Blog Posts > Eliminating State and Local Tax Deduction to Pay for Tax Cuts for Wealthy Is a Bad Tradeoff for West Virginians
October 24, 2017

Eliminating State and Local Tax Deduction to Pay for Tax Cuts for Wealthy Is a Bad Tradeoff for West Virginians

For Immediate Release  Contact: Caitlin Cook, 304.543.4879

President Trump and congressional Republicans leaders’ tax plan would eliminate the federal deduction for state and local taxes (SALT) and use the revenue to pay for tax cuts for the wealthy and big corporations. This would be a bad tradeoff for low- and middle- income West Virginians, according to a new report by the Center on Budget and Policy Priorities.

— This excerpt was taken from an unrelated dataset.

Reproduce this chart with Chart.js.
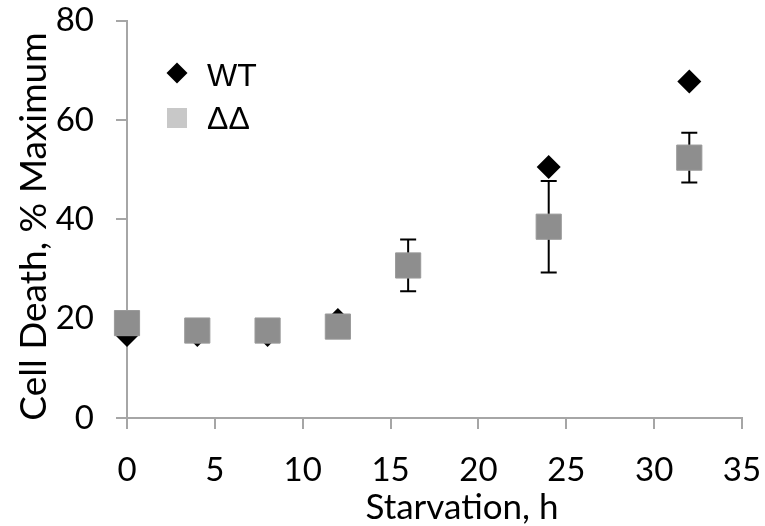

First, the GOP tax plan is more tilted to the wealthy than the SALT deduction alone. In fact, even including elimination of the SALT deduction, 80 percent of the GOP plan’s net tax cuts would go to the top 1 percent of filers in 2027. In 2018, the wealthiest 1 percent of households in West Virginia would receive 80 percent of the benefits of these tax cuts, while the bottom 60 percent would only see 9 percent of the benefits. In West Virginia, approximately 17 percent of tax filers use the SALT deduction, with the average taxpayer deducting over $9,000 from their federal income taxes, according to a recent report by the Government Finance Officers Association.
Second, the SALT deduction helps state and local governments fund public services with widely shared benefits, tax cuts for the wealthy do not. That’s because higher-income taxpayers are more willing to support state and local taxes because of the deduction. Repealing it would make it harder for West Virginia – which is already facing serious budget strains – to raise adequate revenues over time for key services like education and transportation. It could also cause states to rely more on taxes and fees that fall harder on lower- and middle-income families.
“Our schools, roads, public transit, and other building blocks that help West Virginia thrive would likely suffer in coming years if the SALT deduction is eliminated or even partially repealed” said Ted Boettner, West Virginia Center on Budget and Policy Executive Director. “Instead of pursuing a massive tax cut that benefits wealthy taxpayers who least need help and would likely put a strain on West Virginia’s budget, Congress should pursue a plan that lays a foundation for long-term economic growth and boosts the wages of working families.”